- Available data -
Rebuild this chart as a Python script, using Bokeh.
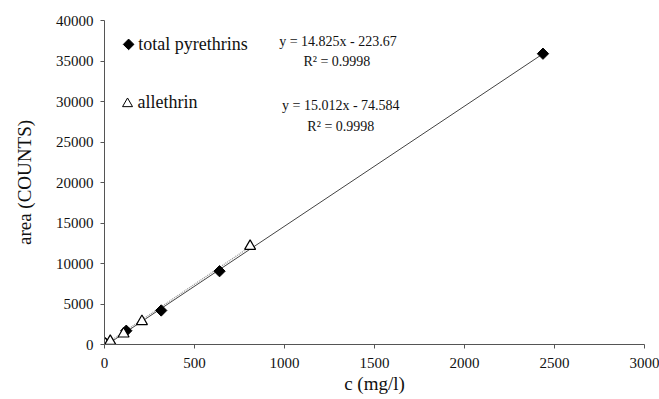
import math
from bokeh.plotting import figure
from bokeh.models import Range1d, Label, FixedTicker
from bokeh.embed import file_html
from bokeh.resources import INLINE

# data
pyr_x = [10, 121, 315, 639, 2436]
pyr_y = [50, 1700, 4200, 9050, 35900]
all_x = [4, 32, 106, 208, 809]
all_y = [80, 410, 1320, 2850, 12130]
pyr_slope, pyr_icpt = 14.825, -223.67
all_slope, all_icpt = 15.012, -74.584
x_ticks = [0, 500, 1000, 1500, 2000, 2500, 3000]
y_ticks = [0, 5000, 10000, 15000, 20000, 25000, 30000, 35000, 40000]

FONT = "Liberation Serif"
INK = "#111111"

p = figure(width=659, height=399, output_backend="svg", toolbar_location=None,
           x_range=Range1d(0, 3000), y_range=Range1d(0, 40000),
           min_border_left=104, min_border_right=15, min_border_top=20, min_border_bottom=55)
p.outline_line_color = None
p.grid.visible = False
p.background_fill_color = "white"

for ax in (p.xaxis[0], p.yaxis[0]):
    ax.axis_line_color = "#555555"
    ax.major_tick_line_color = "#555555"
    ax.major_tick_in = 0
    ax.major_tick_out = 4
    ax.minor_tick_line_color = None
    ax.major_label_text_font = FONT
    ax.major_label_text_font_size = "15px"
    ax.major_label_text_color = INK
    ax.axis_label_text_font = FONT
    ax.axis_label_text_font_size = "19px"
    ax.axis_label_text_font_style = "normal"
    ax.axis_label_text_color = INK

p.xaxis[0].ticker = FixedTicker(ticks=x_ticks)
p.yaxis[0].ticker = FixedTicker(ticks=y_ticks)
p.xaxis[0].axis_label = "c (mg/l)"
p.yaxis[0].axis_label = "area (COUNTS)"
p.xaxis[0].major_label_standoff = 9
p.yaxis[0].major_label_standoff = 7
p.xaxis[0].axis_label_standoff = 2
p.yaxis[0].axis_label_standoff = 18

# trend lines
px_end = max(pyr_x)
p.line([0, px_end], [pyr_icpt, pyr_slope * px_end + pyr_icpt], line_color="#444444", line_width=1)
ax_end = max(all_x)
p.line([0, ax_end], [all_icpt, all_slope * ax_end + all_icpt], line_color="#999999",
       line_width=1.3, line_dash="1 1")

p.scatter(pyr_x, pyr_y, marker="square", size=8, angle=math.pi / 4,
          fill_color="black", line_color="black")
p.scatter(all_x, all_y, marker="triangle", size=11, fill_color="white", line_color="black",
          line_width=1.2)

# legend
p.scatter([134], [37050], marker="square", size=7.5, angle=math.pi / 4,
          fill_color="black", line_color="black")
p.scatter([128], [29720], marker="triangle", size=10, fill_color="white", line_color="black",
          line_width=1)
p.add_layout(Label(x=188, y=37050, text="total pyrethrins", text_font=FONT,
                   text_font_size="18px", text_baseline="middle", text_color=INK))
p.add_layout(Label(x=183, y=30000, text="allethrin", text_font=FONT,
                   text_font_size="18px", text_baseline="middle", text_color=INK))

# equations
eqs = [
    (1297, 37415, "y = 14.825x - 223.67"),
    (1291, 34954, "R² = 0.9998"),
    (1313, 29538, "y = 15.012x - 74.584"),
    (1313, 26954, "R² = 0.9998"),
]
for x, y, t in eqs:
    p.add_layout(Label(x=x, y=y, text=t, text_font=FONT, text_font_size="14px",
                       text_align="center", text_baseline="middle", text_color=INK))

open("out.html", "w").write(file_html(p, INLINE))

- Directions for this task -
Your task is to return the lines above, from the first one up to and including the line containing "from bokeh.resources import INLINE", minus any pictures.

- Problem solution -
Rebuild this chart as a Python script, using Bokeh.
import math
from bokeh.plotting import figure
from bokeh.models import Range1d, Label, FixedTicker
from bokeh.embed import file_html
from bokeh.resources import INLINE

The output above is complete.